*Brief:* Would you return the run of lines that starts at the one with "Emit a Python" and ends at the one with "import pandas as pd", ends included, exactly as written and without the images?

Code that draws figures:
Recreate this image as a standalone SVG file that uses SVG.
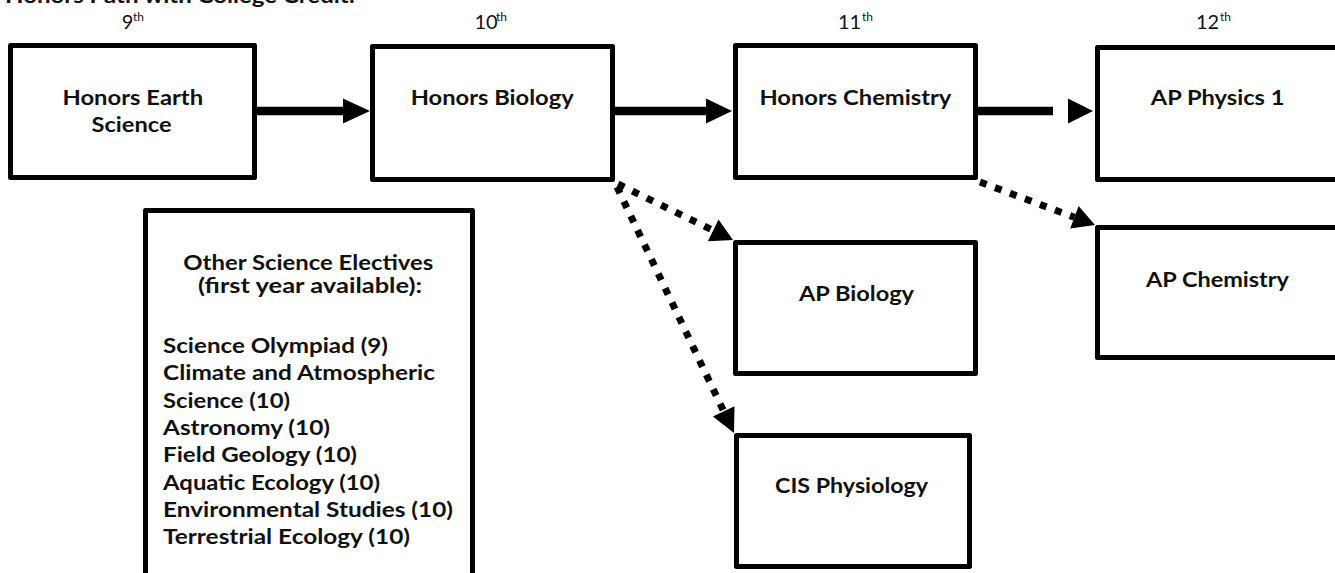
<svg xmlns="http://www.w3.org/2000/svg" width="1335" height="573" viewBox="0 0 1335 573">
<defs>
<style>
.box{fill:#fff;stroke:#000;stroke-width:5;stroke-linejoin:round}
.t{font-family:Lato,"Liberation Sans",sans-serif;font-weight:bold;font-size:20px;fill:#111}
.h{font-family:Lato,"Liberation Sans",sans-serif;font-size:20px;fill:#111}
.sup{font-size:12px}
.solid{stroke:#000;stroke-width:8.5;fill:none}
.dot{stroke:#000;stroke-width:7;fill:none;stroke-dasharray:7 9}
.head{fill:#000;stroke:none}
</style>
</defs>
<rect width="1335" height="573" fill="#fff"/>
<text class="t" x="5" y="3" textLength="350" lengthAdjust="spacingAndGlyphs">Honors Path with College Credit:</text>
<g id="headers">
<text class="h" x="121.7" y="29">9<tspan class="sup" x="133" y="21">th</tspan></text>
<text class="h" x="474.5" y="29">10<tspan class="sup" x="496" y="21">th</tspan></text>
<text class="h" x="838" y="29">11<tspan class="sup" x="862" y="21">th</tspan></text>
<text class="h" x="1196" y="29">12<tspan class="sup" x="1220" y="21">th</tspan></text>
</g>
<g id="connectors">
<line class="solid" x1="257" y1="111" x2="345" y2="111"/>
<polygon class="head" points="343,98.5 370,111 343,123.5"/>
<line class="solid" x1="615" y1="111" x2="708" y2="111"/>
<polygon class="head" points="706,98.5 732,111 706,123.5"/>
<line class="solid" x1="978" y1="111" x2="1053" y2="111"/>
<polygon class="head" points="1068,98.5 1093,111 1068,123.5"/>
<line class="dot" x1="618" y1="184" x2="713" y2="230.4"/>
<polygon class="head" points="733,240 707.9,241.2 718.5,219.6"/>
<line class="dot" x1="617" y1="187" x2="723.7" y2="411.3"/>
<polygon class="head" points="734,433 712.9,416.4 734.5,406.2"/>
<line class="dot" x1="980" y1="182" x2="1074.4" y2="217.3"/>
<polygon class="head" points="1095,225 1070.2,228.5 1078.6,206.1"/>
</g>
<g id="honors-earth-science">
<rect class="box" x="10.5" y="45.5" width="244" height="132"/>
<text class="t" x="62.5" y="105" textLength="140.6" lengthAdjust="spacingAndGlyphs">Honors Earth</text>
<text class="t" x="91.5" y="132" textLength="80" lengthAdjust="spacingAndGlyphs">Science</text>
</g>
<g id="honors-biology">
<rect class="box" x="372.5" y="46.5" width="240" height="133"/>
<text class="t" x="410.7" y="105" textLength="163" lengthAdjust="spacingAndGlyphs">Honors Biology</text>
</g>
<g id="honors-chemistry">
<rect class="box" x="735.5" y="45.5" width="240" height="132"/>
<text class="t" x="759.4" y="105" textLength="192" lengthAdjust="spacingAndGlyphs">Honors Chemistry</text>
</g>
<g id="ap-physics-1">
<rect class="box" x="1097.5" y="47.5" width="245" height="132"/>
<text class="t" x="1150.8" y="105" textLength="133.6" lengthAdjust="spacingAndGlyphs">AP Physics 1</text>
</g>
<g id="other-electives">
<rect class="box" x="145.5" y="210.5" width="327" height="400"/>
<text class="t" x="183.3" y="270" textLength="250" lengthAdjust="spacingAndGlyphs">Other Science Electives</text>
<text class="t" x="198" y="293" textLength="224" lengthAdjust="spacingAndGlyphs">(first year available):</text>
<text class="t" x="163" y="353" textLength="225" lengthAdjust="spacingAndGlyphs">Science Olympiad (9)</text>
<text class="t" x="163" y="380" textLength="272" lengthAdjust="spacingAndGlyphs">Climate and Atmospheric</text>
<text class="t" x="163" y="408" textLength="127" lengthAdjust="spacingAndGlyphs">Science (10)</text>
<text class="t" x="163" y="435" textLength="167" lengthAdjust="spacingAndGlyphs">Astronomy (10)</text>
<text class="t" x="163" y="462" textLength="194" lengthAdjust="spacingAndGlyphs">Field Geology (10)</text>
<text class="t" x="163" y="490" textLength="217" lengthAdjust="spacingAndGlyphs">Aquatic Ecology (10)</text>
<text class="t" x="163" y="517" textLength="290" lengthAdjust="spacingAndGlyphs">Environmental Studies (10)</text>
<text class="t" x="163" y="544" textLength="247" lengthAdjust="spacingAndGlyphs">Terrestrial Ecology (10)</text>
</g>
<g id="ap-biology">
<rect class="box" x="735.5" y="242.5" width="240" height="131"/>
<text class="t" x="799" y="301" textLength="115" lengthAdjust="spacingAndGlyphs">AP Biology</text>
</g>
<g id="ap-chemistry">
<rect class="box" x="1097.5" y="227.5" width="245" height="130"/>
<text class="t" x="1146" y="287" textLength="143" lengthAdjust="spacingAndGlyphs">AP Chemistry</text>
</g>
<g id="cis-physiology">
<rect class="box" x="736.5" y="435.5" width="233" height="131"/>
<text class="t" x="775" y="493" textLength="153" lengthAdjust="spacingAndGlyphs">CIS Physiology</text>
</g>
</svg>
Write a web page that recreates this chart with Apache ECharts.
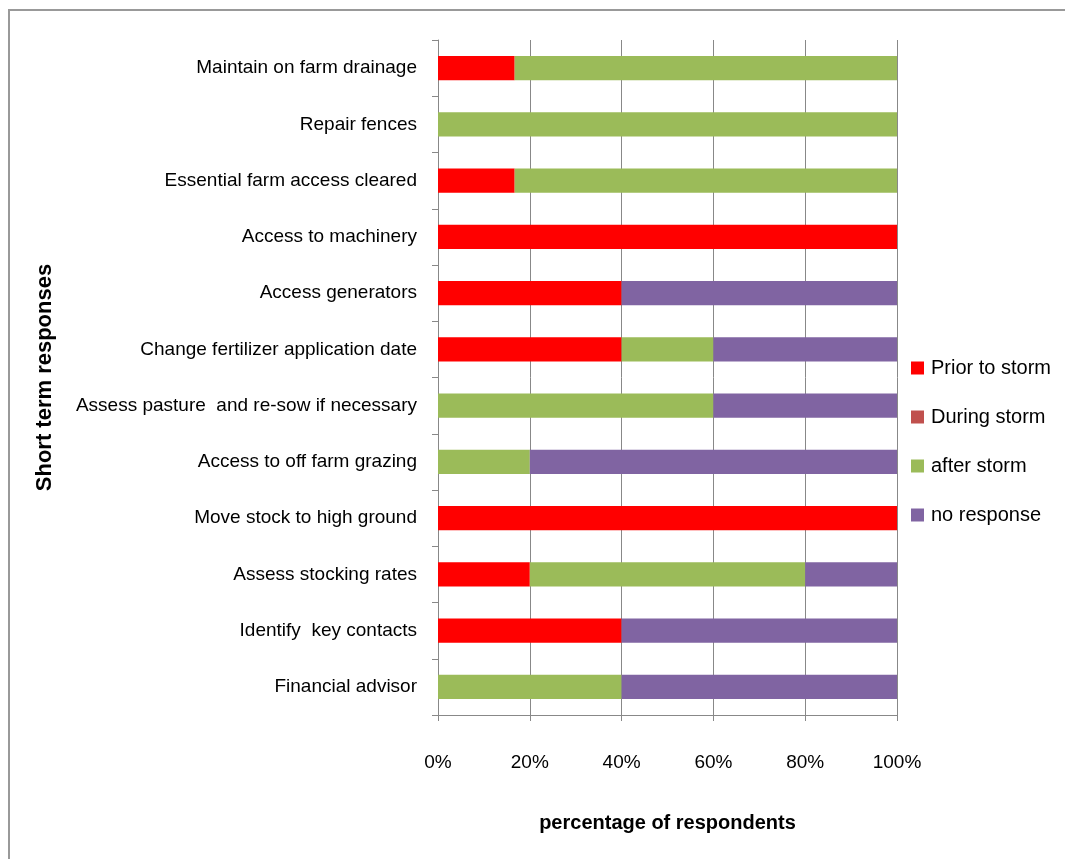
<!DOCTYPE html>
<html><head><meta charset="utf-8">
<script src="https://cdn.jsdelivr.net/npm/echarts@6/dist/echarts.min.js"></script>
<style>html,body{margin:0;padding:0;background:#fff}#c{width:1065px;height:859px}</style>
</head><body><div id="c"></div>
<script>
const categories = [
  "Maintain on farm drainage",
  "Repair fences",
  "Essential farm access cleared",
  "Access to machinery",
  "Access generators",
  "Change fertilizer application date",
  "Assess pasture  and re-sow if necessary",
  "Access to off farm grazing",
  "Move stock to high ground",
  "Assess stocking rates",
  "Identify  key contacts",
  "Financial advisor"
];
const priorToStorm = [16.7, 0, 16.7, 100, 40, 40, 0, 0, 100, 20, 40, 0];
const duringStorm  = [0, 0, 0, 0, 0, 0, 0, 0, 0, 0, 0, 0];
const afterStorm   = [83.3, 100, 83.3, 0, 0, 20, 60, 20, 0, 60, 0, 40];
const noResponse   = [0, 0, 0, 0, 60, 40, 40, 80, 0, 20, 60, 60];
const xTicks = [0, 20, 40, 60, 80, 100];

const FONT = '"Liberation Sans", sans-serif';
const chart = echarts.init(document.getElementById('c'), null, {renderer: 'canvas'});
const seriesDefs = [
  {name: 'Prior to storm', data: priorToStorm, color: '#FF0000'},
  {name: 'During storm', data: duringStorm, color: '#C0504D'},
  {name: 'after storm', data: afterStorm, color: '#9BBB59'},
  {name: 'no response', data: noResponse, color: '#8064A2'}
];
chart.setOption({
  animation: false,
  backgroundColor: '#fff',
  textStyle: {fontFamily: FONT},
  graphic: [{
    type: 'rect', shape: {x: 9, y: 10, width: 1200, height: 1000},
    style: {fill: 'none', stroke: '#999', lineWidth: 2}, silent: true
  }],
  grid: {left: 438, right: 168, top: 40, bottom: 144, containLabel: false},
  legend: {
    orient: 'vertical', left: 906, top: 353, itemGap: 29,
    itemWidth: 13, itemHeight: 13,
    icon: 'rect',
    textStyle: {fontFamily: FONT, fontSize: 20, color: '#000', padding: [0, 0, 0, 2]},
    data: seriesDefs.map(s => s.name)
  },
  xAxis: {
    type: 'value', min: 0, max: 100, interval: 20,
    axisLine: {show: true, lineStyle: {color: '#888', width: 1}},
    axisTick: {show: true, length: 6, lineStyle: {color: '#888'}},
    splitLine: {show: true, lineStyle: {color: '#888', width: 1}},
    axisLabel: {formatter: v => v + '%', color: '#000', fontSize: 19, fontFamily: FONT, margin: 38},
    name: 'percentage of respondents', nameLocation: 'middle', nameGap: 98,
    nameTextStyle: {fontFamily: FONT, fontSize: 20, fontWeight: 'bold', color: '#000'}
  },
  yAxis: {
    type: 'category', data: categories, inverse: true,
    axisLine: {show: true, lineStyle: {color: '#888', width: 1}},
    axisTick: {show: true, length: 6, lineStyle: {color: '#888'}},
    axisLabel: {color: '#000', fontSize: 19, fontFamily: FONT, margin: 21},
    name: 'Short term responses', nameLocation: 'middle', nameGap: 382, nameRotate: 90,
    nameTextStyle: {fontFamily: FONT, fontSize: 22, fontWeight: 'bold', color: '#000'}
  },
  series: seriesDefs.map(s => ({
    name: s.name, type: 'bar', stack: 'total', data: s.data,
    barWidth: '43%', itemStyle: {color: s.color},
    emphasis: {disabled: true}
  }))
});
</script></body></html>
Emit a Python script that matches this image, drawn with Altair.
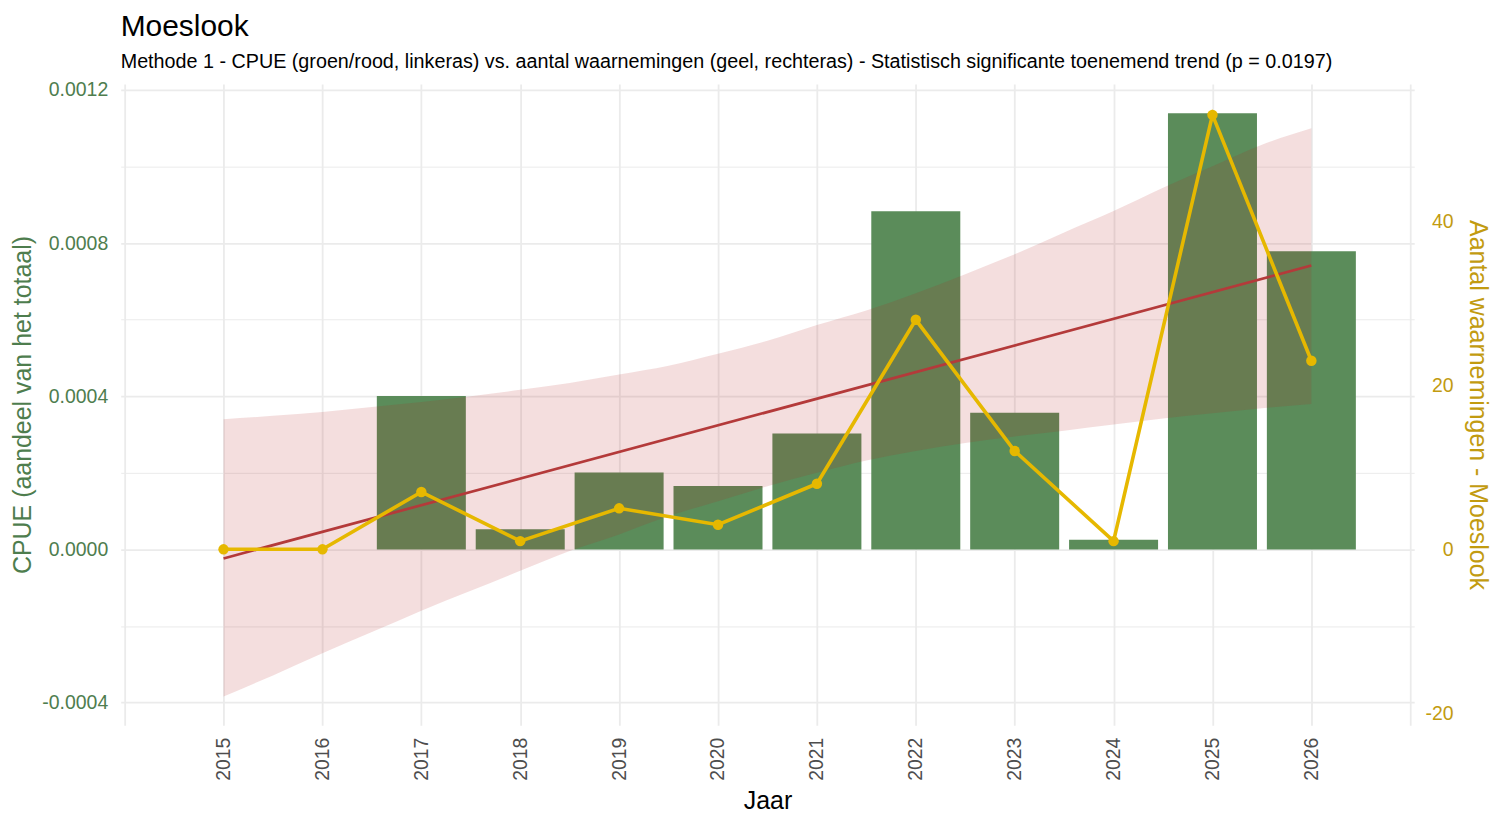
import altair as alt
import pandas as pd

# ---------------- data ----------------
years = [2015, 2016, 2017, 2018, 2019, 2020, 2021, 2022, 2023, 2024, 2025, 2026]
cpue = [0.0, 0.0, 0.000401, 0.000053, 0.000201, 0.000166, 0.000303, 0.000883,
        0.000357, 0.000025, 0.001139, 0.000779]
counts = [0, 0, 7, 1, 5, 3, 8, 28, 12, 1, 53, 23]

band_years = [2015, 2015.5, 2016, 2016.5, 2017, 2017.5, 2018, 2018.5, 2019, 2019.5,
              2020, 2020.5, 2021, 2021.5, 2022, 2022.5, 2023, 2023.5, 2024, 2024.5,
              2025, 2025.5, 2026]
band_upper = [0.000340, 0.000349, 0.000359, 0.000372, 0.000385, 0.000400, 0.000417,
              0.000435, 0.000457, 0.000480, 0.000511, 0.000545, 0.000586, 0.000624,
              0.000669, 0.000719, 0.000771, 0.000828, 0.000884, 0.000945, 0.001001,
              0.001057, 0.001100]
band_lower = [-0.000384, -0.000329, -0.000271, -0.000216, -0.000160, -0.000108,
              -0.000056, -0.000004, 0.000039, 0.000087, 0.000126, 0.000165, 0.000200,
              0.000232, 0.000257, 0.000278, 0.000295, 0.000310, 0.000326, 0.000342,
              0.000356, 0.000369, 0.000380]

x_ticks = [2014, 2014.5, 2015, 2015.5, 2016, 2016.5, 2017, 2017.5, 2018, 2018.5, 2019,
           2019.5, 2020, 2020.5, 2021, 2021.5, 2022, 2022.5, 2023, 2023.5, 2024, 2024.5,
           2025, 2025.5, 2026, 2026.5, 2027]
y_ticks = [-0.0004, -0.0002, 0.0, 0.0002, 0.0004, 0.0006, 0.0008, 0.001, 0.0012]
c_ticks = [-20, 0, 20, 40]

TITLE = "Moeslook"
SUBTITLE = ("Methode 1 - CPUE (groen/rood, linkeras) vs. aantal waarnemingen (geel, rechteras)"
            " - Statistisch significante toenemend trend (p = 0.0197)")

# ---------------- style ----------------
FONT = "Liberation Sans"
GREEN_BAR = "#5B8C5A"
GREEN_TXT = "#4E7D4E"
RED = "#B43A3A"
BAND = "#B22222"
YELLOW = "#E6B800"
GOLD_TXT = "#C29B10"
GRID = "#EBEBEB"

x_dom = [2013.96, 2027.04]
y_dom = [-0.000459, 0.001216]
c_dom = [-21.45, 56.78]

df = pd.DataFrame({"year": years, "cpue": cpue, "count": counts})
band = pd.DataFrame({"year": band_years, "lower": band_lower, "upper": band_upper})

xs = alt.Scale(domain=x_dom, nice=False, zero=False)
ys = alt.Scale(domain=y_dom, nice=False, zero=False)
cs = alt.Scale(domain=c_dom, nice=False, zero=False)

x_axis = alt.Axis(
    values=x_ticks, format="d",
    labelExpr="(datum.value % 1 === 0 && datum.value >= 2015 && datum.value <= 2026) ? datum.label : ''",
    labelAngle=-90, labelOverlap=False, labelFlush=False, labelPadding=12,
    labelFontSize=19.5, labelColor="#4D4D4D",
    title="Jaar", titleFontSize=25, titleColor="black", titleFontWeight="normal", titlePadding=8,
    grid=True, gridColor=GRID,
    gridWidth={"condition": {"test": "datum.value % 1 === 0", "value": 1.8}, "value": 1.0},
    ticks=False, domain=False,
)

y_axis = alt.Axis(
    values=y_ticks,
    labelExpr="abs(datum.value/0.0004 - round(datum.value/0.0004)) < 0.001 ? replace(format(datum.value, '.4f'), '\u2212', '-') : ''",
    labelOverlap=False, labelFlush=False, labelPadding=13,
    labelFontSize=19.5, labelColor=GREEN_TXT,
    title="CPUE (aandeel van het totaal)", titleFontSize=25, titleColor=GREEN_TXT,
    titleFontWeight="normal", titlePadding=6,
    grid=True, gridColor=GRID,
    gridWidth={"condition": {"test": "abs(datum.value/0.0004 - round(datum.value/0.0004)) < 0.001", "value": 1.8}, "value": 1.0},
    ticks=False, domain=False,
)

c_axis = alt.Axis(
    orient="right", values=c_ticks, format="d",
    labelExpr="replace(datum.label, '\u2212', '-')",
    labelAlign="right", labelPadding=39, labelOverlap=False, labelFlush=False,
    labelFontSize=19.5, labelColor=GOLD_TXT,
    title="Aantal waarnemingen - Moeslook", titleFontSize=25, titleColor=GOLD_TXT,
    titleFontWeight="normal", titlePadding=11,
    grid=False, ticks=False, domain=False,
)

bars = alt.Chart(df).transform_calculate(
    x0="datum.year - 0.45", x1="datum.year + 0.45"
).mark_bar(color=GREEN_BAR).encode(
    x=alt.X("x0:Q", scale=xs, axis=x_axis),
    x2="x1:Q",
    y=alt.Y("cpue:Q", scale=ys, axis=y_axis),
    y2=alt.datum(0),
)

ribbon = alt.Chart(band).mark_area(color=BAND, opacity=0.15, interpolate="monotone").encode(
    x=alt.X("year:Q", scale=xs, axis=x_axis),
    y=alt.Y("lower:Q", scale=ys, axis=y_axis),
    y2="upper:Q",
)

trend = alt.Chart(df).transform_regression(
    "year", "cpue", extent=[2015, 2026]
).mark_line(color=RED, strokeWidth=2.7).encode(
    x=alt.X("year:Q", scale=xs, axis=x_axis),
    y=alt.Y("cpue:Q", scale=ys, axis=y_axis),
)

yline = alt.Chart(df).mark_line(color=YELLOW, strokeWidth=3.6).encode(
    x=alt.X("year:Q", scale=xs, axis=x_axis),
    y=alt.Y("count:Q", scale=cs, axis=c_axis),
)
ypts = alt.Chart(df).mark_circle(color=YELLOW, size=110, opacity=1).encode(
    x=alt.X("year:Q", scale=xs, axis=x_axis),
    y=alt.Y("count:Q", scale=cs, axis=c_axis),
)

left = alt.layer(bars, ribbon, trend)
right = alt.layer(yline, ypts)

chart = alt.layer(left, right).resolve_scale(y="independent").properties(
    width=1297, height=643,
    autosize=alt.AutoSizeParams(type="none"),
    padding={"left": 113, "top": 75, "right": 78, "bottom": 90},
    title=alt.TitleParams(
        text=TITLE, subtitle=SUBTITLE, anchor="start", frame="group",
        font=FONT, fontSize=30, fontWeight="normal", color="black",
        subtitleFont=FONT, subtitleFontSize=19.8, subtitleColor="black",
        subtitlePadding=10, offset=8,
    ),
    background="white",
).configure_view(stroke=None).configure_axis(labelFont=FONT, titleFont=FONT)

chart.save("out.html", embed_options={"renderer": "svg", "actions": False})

*Solution for this exercise:*
Emit a Python script that matches this image, drawn with Altair.
import altair as alt
import pandas as pd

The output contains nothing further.